First of all some words about the Forest View Walkers Inn. It’s a fantastic place, really brilliant. Sorry, hyperbole again. But it really is. It’s the ideal stopping point for walkers in Byrness, and it’s ideally situated to help with splitting that murderous final day. We stayed the first night, after hiking from Bellingham, we hiked to the halfway point at Windy Gyle the next day, they collected us from nearby (2 miles nearby), we stayed the second night, then they bussed us back out to 2 miles below Windy Gyle to finish the walk. And when I say they bussed us – it took about half an hour along single track military roads, so not for the faint hearted, and taking a sizeable chunk out of their very busy schedules.

Unfortunately Adam has sustained an ankle injury, and, after persuasion, relented to retiring from the hike before the end (if you’ve seen the photo of his ankle on Facebook you’ll understand why). We agreed early on that it was a team effort though – I covered Adam as he covered me. So I started the final day, after the rollercoaster ride along the military roads. The climb up from the drop-off point at Trows Farm was, frankly, rude. Two miles almost straight up along a farm track to Windy Gyle, in the same kind of heat and sunshine we’d “enjoyed” during the first couple of days.

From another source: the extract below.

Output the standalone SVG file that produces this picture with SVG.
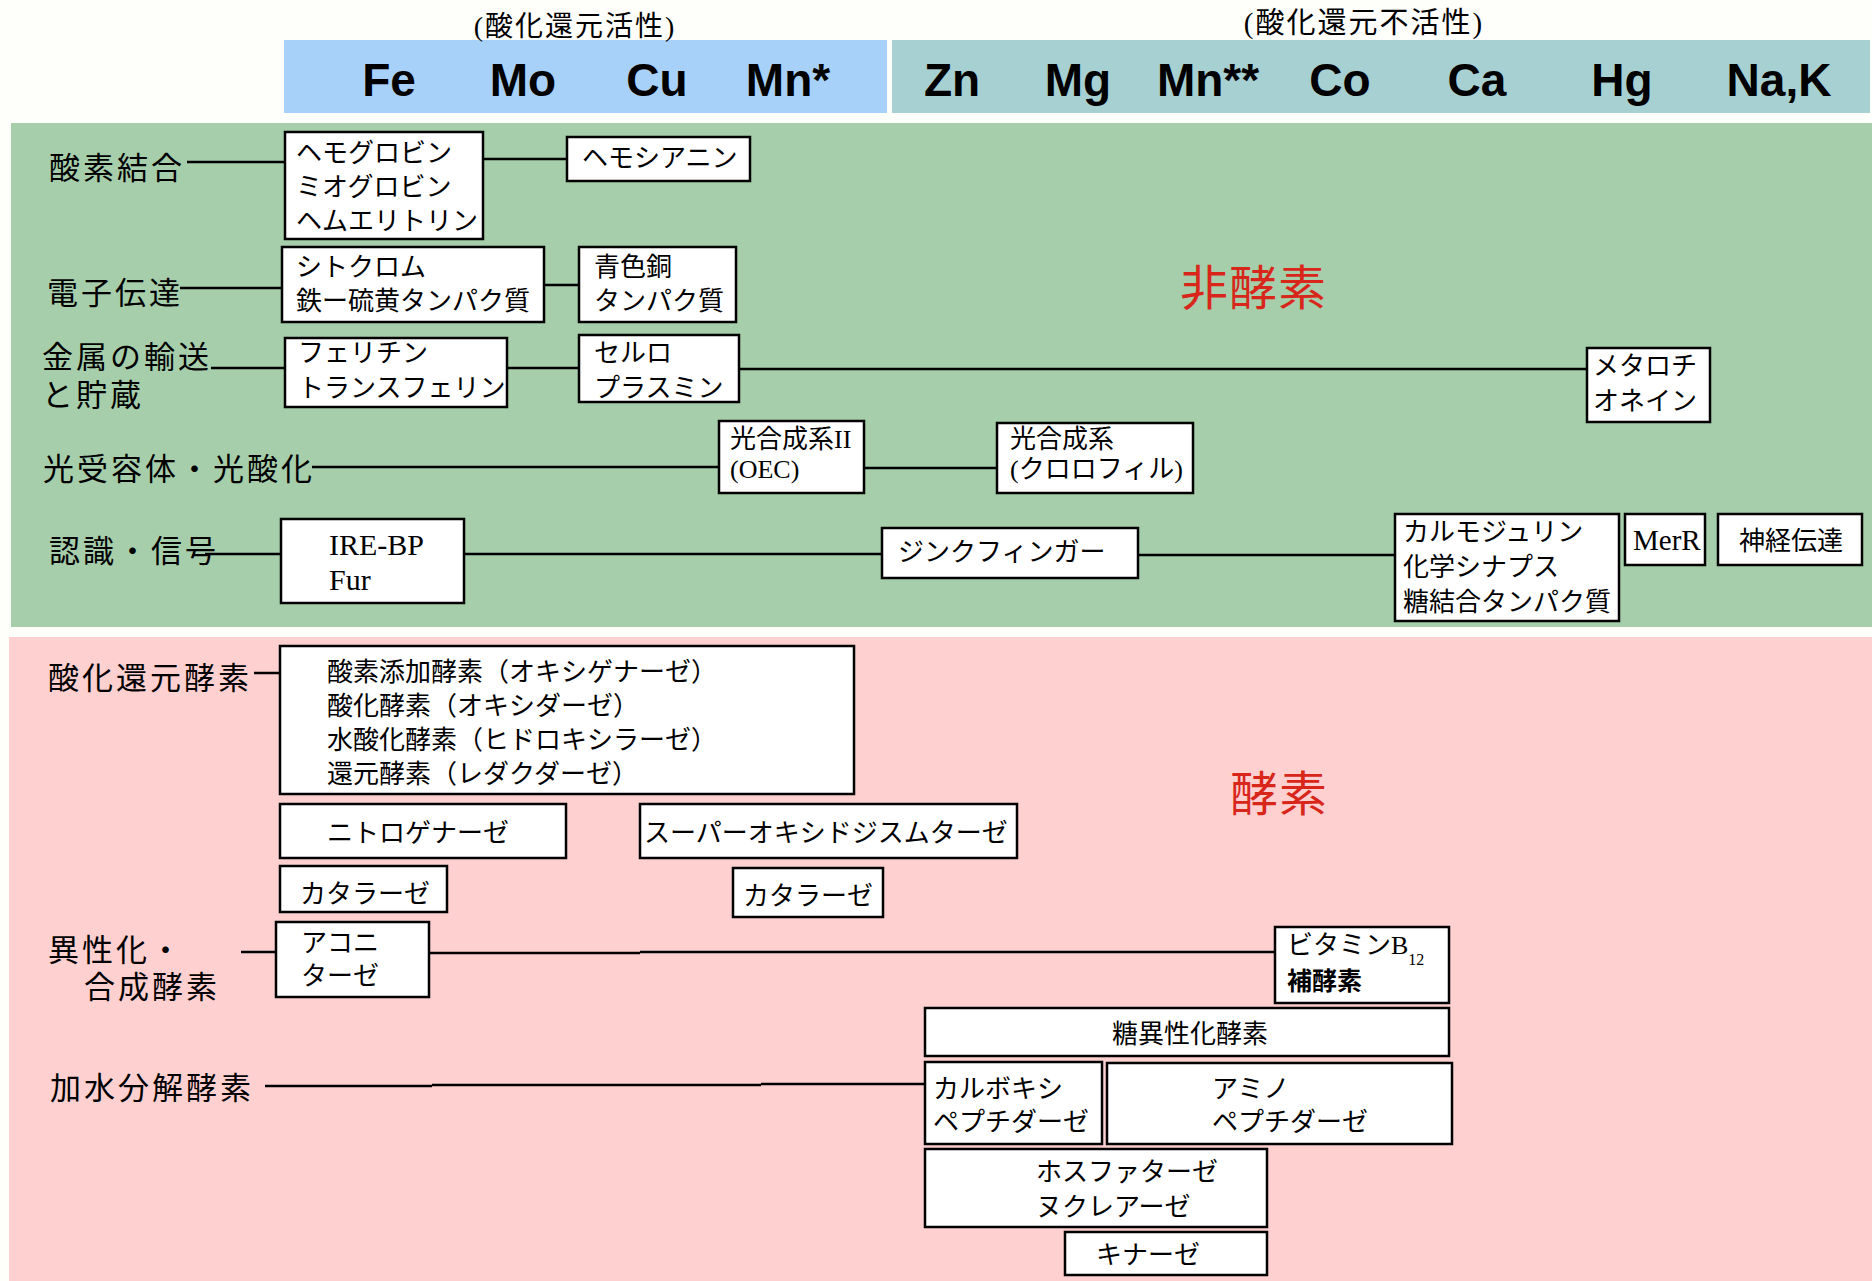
<svg xmlns="http://www.w3.org/2000/svg" width="1872" height="1281" viewBox="0 0 1872 1281">
<style>
.bg{fill:#fefefb}
.box{fill:#ffffff;stroke:#000;stroke-width:2.5}
.conn line{stroke:#000;stroke-width:2.5}
text{font-family:"Liberation Serif","Noto Sans CJK JP",serif;fill:#000}
.t{font-size:26px}
.lat{font-size:30px}
.lbl{font-size:31px;letter-spacing:3px}
.hd{font-size:28px;text-anchor:middle;letter-spacing:2px}
.el{font-family:"Liberation Sans",Arial,sans-serif;font-weight:bold;font-size:46px;text-anchor:middle}
.big{font-size:48px;fill:#d8261a;letter-spacing:1px}
.bold{font-family:"Noto Sans CJK JP",sans-serif;font-weight:bold;font-size:25px}
</style>
<rect class="bg" x="0" y="0" width="1872" height="1281"/>
<!-- header -->
<g id="header">
<rect x="284" y="40" width="603" height="73" fill="#a8d1f9"/>
<rect x="892" y="40" width="978" height="73" fill="#a7d0d3"/>
<text class="hd" x="575" y="36">(酸化還元活性)</text>
<text class="hd" x="1364" y="33" style="font-size:29px">(酸化還元不活性)</text>
<text class="el" x="389" y="96">Fe</text>
<text class="el" x="523" y="96">Mo</text>
<text class="el" x="657" y="96">Cu</text>
<text class="el" x="788" y="96">Mn*</text>
<text class="el" x="952" y="96">Zn</text>
<text class="el" x="1078" y="96">Mg</text>
<text class="el" x="1208" y="96">Mn**</text>
<text class="el" x="1340" y="96">Co</text>
<text class="el" x="1477" y="96">Ca</text>
<text class="el" x="1622" y="96">Hg</text>
<text class="el" x="1779" y="96">Na,K</text>
</g>
<!-- bands -->
<rect x="11" y="123" width="1861" height="504" fill="#a6ceaa"/>
<rect x="9" y="637" width="1863" height="644" fill="#fed0d0"/>
<text class="big" x="1180" y="305">非酵素</text>
<text class="big" x="1230" y="811">酵素</text>
<!-- category labels -->
<g id="labels">
<text class="lbl" x="49" y="179">酸素結合</text>
<text class="lbl" x="47" y="304">電子伝達</text>
<text class="lbl" x="42" y="368">金属の輸送</text>
<text class="lbl" x="42" y="406">と貯蔵</text>
<text class="lbl" x="43" y="480">光受容体・光酸化</text>
<text class="lbl" x="49" y="562">認識・信号</text>
<text class="lbl" x="48" y="689">酸化還元酵素</text>
<text class="lbl" x="48" y="961">異性化・</text>
<text class="lbl" x="84" y="998">合成酵素</text>
<text class="lbl" x="50" y="1099">加水分解酵素</text>
</g>
<!-- connectors -->
<g class="conn">
<line x1="187" y1="162" x2="285" y2="162"/>
<line x1="483" y1="159" x2="567" y2="159"/>
<line x1="180" y1="288" x2="282" y2="288"/>
<line x1="544" y1="285" x2="579" y2="285"/>
<line x1="211" y1="368" x2="285" y2="368"/>
<line x1="507" y1="368" x2="579" y2="368"/>
<line x1="739" y1="369" x2="1587" y2="369"/>
<line x1="312" y1="467" x2="719" y2="467"/>
<line x1="864" y1="468" x2="997" y2="468"/>
<line x1="205" y1="554" x2="281" y2="554"/>
<line x1="464" y1="554" x2="882" y2="554"/>
<line x1="1138" y1="555" x2="1395" y2="555"/>
<line x1="254" y1="673" x2="280" y2="673"/>
<line x1="241" y1="952" x2="276" y2="952"/>
<line x1="429" y1="953" x2="640" y2="953"/>
<line x1="640" y1="952" x2="1275" y2="952"/>
<line x1="265" y1="1086" x2="432" y2="1086"/>
<line x1="432" y1="1085" x2="761" y2="1085"/>
<line x1="761" y1="1084" x2="925" y2="1084"/>
</g>
<!-- non-enzyme nodes -->
<g id="n-hemoglobin"><rect class="box" x="285" y="132" width="198" height="107"/>
<text class="t" x="296" y="162">ヘモグロビン</text><text class="t" x="296" y="196">ミオグロビン</text><text class="t" x="296" y="230">ヘムエリトリン</text></g>
<g id="n-hemocyanin"><rect class="box" x="567" y="137" width="183" height="44"/>
<text class="t" x="582" y="167">ヘモシアニン</text></g>
<g id="n-cytochrome"><rect class="box" x="282" y="247" width="262" height="75"/>
<text class="t" x="296" y="276">シトクロム</text><text class="t" x="296" y="310">鉄ー硫黄タンパク質</text></g>
<g id="n-bluecopper"><rect class="box" x="579" y="247" width="157" height="75"/>
<text class="t" x="594" y="276">青色銅</text><text class="t" x="594" y="310">タンパク質</text></g>
<g id="n-ferritin"><rect class="box" x="285" y="338" width="222" height="69"/>
<text class="t" x="298" y="362">フェリチン</text><text class="t" x="298" y="397">トランスフェリン</text></g>
<g id="n-ceruloplasmin"><rect class="box" x="579" y="335" width="160" height="67"/>
<text class="t" x="594" y="362">セルロ</text><text class="t" x="594" y="397">プラスミン</text></g>
<g id="n-metallothionein"><rect class="box" x="1587" y="348" width="123" height="74"/>
<text class="t" x="1593" y="375">メタロチ</text><text class="t" x="1593" y="410">オネイン</text></g>
<g id="n-psii"><rect class="box" x="719" y="421" width="145" height="72"/>
<text class="t" x="730" y="448">光合成系II</text><text class="t" x="730" y="478">(OEC)</text></g>
<g id="n-psi"><rect class="box" x="997" y="423" width="196" height="70"/>
<text class="t" x="1010" y="448">光合成系</text><text class="t" x="1010" y="478">(クロロフィル)</text></g>
<g id="n-irebp"><rect class="box" x="281" y="519" width="183" height="84"/>
<text class="lat" x="329" y="555">IRE-BP</text><text class="lat" x="329" y="590">Fur</text></g>
<g id="n-zincfinger"><rect class="box" x="882" y="528" width="256" height="50"/>
<text class="t" x="898" y="561">ジンクフィンガー</text></g>
<g id="n-calmodulin"><rect class="box" x="1395" y="514" width="224" height="107"/>
<text class="t" x="1403" y="541">カルモジュリン</text><text class="t" x="1403" y="576">化学シナプス</text><text class="t" x="1403" y="611">糖結合タンパク質</text></g>
<g id="n-merr"><rect class="box" x="1625" y="514" width="80" height="51"/>
<text class="lat" x="1633" y="550" style="font-size:29px">MerR</text></g>
<g id="n-neuro"><rect class="box" x="1718" y="514" width="144" height="51"/>
<text class="t" x="1739" y="550">神経伝達</text></g>
<!-- enzyme nodes -->
<g id="n-redox"><rect class="box" x="280" y="646" width="574" height="148"/>
<text class="t" x="327" y="681">酸素添加酵素（オキシゲナーゼ）</text>
<text class="t" x="327" y="715">酸化酵素（オキシダーゼ）</text>
<text class="t" x="327" y="749">水酸化酵素（ヒドロキシラーゼ）</text>
<text class="t" x="327" y="783">還元酵素（レダクダーゼ）</text></g>
<g id="n-nitrogenase"><rect class="box" x="280" y="804" width="286" height="54"/>
<text class="t" x="327" y="842">ニトロゲナーゼ</text></g>
<g id="n-sod"><rect class="box" x="640" y="804" width="377" height="54"/>
<text class="t" x="644" y="842">スーパーオキシドジスムターゼ</text></g>
<g id="n-catalase1"><rect class="box" x="280" y="866" width="167" height="46"/>
<text class="t" x="300" y="903">カタラーゼ</text></g>
<g id="n-catalase2"><rect class="box" x="733" y="868" width="150" height="49"/>
<text class="t" x="743" y="905">カタラーゼ</text></g>
<g id="n-aconitase"><rect class="box" x="276" y="922" width="153" height="75"/>
<text class="t" x="301" y="952">アコニ</text><text class="t" x="301" y="985">ターゼ</text></g>
<g id="n-b12"><rect class="box" x="1275" y="927" width="174" height="76"/>
<text class="t" x="1287" y="954">ビタミンB<tspan font-size="16" dy="11">12</tspan></text>
<text class="bold" x="1287" y="990">補酵素</text></g>
<g id="n-sugarisomerase"><rect class="box" x="925" y="1008" width="524" height="48"/>
<text class="t" x="1190" y="1043" text-anchor="middle">糖異性化酵素</text></g>
<g id="n-carboxy"><rect class="box" x="925" y="1062" width="177" height="82"/>
<text class="t" x="933" y="1098">カルボキシ</text><text class="t" x="933" y="1131">ペプチダーゼ</text></g>
<g id="n-amino"><rect class="box" x="1107" y="1063" width="345" height="81"/>
<text class="t" x="1212" y="1098">アミノ</text><text class="t" x="1212" y="1131">ペプチダーゼ</text></g>
<g id="n-phosphatase"><rect class="box" x="925" y="1149" width="342" height="78"/>
<text class="t" x="1036" y="1181">ホスファターゼ</text><text class="t" x="1036" y="1216">ヌクレアーゼ</text></g>
<g id="n-kinase"><rect class="box" x="1065" y="1232" width="202" height="43"/>
<text class="t" x="1096" y="1264">キナーゼ</text></g>
</svg>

Then, apart from meeting two national park wardens who were mending a fence, I didn’t see anyone until near Auchope Cairn. On the climb to said cairn I met a lady who we’d encountered at the Forest View. She’s walking from Land’s End to John O’Groats in aid of pancreatic cancer research. She’s taking it a little more steadily than us, but is mainly camping or sleeping in mountain refuge huts (as was her stopping point for today, just down from Auchope).

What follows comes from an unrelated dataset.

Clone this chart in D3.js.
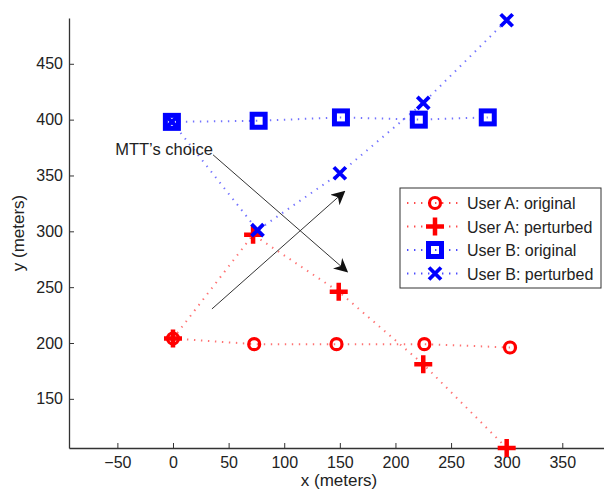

It was at Auchope that I lunched, looking down into the valleys and over the summits that I had yet to climb for the day. Although it looked frightening from where I sat – the amount of metres to climb, miles to walk – I was soon at the summit of The Schil.

From there I elected to take the lower route down to Kirk Yetholm – a gentle descent, followed by a sharp descent, and then some road walking into the village. Followed by a sharp ascent, then descent into the village.

So that’s it for now, for PW20. As the next couple of days pass I may share more thoughts. For now, we’re off to bed.